TASK DETAILS: Output an exact reproduction of the data.

* BEGIN *

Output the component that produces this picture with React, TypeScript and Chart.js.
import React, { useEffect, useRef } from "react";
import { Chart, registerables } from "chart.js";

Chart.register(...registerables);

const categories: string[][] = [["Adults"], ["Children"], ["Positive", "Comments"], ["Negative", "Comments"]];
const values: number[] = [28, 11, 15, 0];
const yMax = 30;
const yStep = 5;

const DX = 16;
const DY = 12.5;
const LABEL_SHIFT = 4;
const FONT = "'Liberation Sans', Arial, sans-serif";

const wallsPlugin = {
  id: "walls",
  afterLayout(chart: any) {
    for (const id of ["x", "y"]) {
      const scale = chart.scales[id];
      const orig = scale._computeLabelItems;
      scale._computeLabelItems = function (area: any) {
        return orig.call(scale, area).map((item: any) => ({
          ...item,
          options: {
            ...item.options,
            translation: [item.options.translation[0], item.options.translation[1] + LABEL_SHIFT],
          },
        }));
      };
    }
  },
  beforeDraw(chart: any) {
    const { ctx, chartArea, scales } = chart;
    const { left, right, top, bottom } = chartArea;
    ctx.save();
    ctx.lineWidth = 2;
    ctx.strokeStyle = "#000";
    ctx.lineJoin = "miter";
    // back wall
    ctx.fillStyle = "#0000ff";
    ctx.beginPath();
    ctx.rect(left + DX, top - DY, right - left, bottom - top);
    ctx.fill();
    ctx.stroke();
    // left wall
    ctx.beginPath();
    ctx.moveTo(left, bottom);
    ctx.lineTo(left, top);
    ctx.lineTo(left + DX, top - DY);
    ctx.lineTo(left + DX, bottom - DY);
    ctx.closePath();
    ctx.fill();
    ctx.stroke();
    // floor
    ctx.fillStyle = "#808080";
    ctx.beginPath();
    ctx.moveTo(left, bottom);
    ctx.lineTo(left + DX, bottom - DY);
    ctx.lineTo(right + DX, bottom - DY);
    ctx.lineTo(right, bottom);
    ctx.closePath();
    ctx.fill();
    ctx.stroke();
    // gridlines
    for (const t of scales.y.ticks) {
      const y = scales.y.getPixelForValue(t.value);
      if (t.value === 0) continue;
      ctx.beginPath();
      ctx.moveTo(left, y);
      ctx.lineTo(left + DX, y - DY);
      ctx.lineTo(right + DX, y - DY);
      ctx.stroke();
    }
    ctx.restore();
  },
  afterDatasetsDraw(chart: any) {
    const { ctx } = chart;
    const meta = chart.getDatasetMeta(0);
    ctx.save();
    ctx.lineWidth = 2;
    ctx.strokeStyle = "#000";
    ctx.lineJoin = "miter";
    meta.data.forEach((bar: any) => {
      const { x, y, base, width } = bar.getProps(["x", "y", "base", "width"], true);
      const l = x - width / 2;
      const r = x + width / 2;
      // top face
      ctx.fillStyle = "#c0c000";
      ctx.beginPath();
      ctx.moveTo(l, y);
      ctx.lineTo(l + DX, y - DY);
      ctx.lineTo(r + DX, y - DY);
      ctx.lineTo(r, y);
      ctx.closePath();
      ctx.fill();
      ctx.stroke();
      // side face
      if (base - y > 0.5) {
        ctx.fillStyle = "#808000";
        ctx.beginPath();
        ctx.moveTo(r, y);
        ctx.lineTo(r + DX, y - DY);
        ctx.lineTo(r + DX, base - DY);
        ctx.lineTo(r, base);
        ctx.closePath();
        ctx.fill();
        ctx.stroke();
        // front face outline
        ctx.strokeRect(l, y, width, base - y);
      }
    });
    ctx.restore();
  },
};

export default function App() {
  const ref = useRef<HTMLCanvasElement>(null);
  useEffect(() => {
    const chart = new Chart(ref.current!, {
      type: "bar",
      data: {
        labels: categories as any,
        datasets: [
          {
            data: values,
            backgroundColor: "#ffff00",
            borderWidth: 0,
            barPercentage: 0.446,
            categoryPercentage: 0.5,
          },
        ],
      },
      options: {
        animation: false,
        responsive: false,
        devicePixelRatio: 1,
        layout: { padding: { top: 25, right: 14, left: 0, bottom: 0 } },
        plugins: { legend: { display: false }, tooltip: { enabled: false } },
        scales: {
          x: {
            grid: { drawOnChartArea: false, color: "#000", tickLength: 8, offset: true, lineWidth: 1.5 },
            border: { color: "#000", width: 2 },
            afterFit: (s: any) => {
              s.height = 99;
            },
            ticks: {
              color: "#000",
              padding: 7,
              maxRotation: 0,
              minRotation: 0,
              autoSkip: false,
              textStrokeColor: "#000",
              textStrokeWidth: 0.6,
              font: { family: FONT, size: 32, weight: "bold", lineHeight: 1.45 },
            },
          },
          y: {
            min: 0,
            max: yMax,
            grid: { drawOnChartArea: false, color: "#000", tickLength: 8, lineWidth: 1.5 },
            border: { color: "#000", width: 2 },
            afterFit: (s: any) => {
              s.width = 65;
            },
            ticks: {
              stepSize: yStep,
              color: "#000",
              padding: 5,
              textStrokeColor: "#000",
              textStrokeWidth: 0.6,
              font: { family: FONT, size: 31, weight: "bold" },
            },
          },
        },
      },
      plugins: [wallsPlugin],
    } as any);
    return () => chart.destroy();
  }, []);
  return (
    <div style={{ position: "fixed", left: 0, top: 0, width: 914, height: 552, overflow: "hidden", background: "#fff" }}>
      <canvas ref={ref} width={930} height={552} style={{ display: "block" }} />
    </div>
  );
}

* END *

COMPLETE OUTPUT:
Output the component that produces this picture with React, TypeScript and Chart.js.
import React, { useEffect, useRef } from "react";
import { Chart, registerables } from "chart.js";

Chart.register(...registerables);

const categories: string[][] = [["Adults"], ["Children"], ["Positive", "Comments"], ["Negative", "Comments"]];
const values: number[] = [28, 11, 15, 0];
const yMax = 30;
const yStep = 5;

const DX = 16;
const DY = 12.5;
const LABEL_SHIFT = 4;
const FONT = "'Liberation Sans', Arial, sans-serif";

const wallsPlugin = {
  id: "walls",
  afterLayout(chart: any) {
    for (const id of ["x", "y"]) {
      const scale = chart.scales[id];
      const orig = scale._computeLabelItems;
      scale._computeLabelItems = function (area: any) {
        return orig.call(scale, area).map((item: any) => ({
          ...item,
          options: {
            ...item.options,
            translation: [item.options.translation[0], item.options.translation[1] + LABEL_SHIFT],
          },
        }));
      };
    }
  },
  beforeDraw(chart: any) {
    const { ctx, chartArea, scales } = chart;
    const { left, right, top, bottom } = chartArea;
    ctx.save();
    ctx.lineWidth = 2;
    ctx.strokeStyle = "#000";
    ctx.lineJoin = "miter";
    // back wall
    ctx.fillStyle = "#0000ff";
    ctx.beginPath();
    ctx.rect(left + DX, top - DY, right - left, bottom - top);
    ctx.fill();
    ctx.stroke();
    // left wall
    ctx.beginPath();
    ctx.moveTo(left, bottom);
    ctx.lineTo(left, top);
    ctx.lineTo(left + DX, top - DY);
    ctx.lineTo(left + DX, bottom - DY);
    ctx.closePath();
    ctx.fill();
    ctx.stroke();
    // floor
    ctx.fillStyle = "#808080";
    ctx.beginPath();
    ctx.moveTo(left, bottom);
    ctx.lineTo(left + DX, bottom - DY);
    ctx.lineTo(right + DX, bottom - DY);
    ctx.lineTo(right, bottom);
    ctx.closePath();
    ctx.fill();
    ctx.stroke();
    // gridlines
    for (const t of scales.y.ticks) {
      const y = scales.y.getPixelForValue(t.value);
      if (t.value === 0) continue;
      ctx.beginPath();
      ctx.moveTo(left, y);
      ctx.lineTo(left + DX, y - DY);
      ctx.lineTo(right + DX, y - DY);
      ctx.stroke();
    }
    ctx.restore();
  },
  afterDatasetsDraw(chart: any) {
    const { ctx } = chart;
    const meta = chart.getDatasetMeta(0);
    ctx.save();
    ctx.lineWidth = 2;
    ctx.strokeStyle = "#000";
    ctx.lineJoin = "miter";
    meta.data.forEach((bar: any) => {
      const { x, y, base, width } = bar.getProps(["x", "y", "base", "width"], true);
      const l = x - width / 2;
      const r = x + width / 2;
      // top face
      ctx.fillStyle = "#c0c000";
      ctx.beginPath();
      ctx.moveTo(l, y);
      ctx.lineTo(l + DX, y - DY);
      ctx.lineTo(r + DX, y - DY);
      ctx.lineTo(r, y);
      ctx.closePath();
      ctx.fill();
      ctx.stroke();
      // side face
      if (base - y > 0.5) {
        ctx.fillStyle = "#808000";
        ctx.beginPath();
        ctx.moveTo(r, y);
        ctx.lineTo(r + DX, y - DY);
        ctx.lineTo(r + DX, base - DY);
        ctx.lineTo(r, base);
        ctx.closePath();
        ctx.fill();
        ctx.stroke();
        // front face outline
        ctx.strokeRect(l, y, width, base - y);
      }
    });
    ctx.restore();
  },
};

export default function App() {
  const ref = useRef<HTMLCanvasElement>(null);
  useEffect(() => {
    const chart = new Chart(ref.current!, {
      type: "bar",
      data: {
        labels: categories as any,
        datasets: [
          {
            data: values,
            backgroundColor: "#ffff00",
            borderWidth: 0,
            barPercentage: 0.446,
            categoryPercentage: 0.5,
          },
        ],
      },
      options: {
        animation: false,
        responsive: false,
        devicePixelRatio: 1,
        layout: { padding: { top: 25, right: 14, left: 0, bottom: 0 } },
        plugins: { legend: { display: false }, tooltip: { enabled: false } },
        scales: {
          x: {
            grid: { drawOnChartArea: false, color: "#000", tickLength: 8, offset: true, lineWidth: 1.5 },
            border: { color: "#000", width: 2 },
            afterFit: (s: any) => {
              s.height = 99;
            },
            ticks: {
              color: "#000",
              padding: 7,
              maxRotation: 0,
              minRotation: 0,
              autoSkip: false,
              textStrokeColor: "#000",
              textStrokeWidth: 0.6,
              font: { family: FONT, size: 32, weight: "bold", lineHeight: 1.45 },
            },
          },
          y: {
            min: 0,
            max: yMax,
            grid: { drawOnChartArea: false, color: "#000", tickLength: 8, lineWidth: 1.5 },
            border: { color: "#000", width: 2 },
            afterFit: (s: any) => {
              s.width = 65;
            },
            ticks: {
              stepSize: yStep,
              color: "#000",
              padding: 5,
              textStrokeColor: "#000",
              textStrokeWidth: 0.6,
              font: { family: FONT, size: 31, weight: "bold" },
            },
          },
        },
      },
      plugins: [wallsPlugin],
    } as any);
    return () => chart.destroy();
  }, []);
  return (
    <div style={{ position: "fixed", left: 0, top: 0, width: 914, height: 552, overflow: "hidden", background: "#fff" }}>
      <canvas ref={ref} width={930} height={552} style={{ display: "block" }} />
    </div>
  );
}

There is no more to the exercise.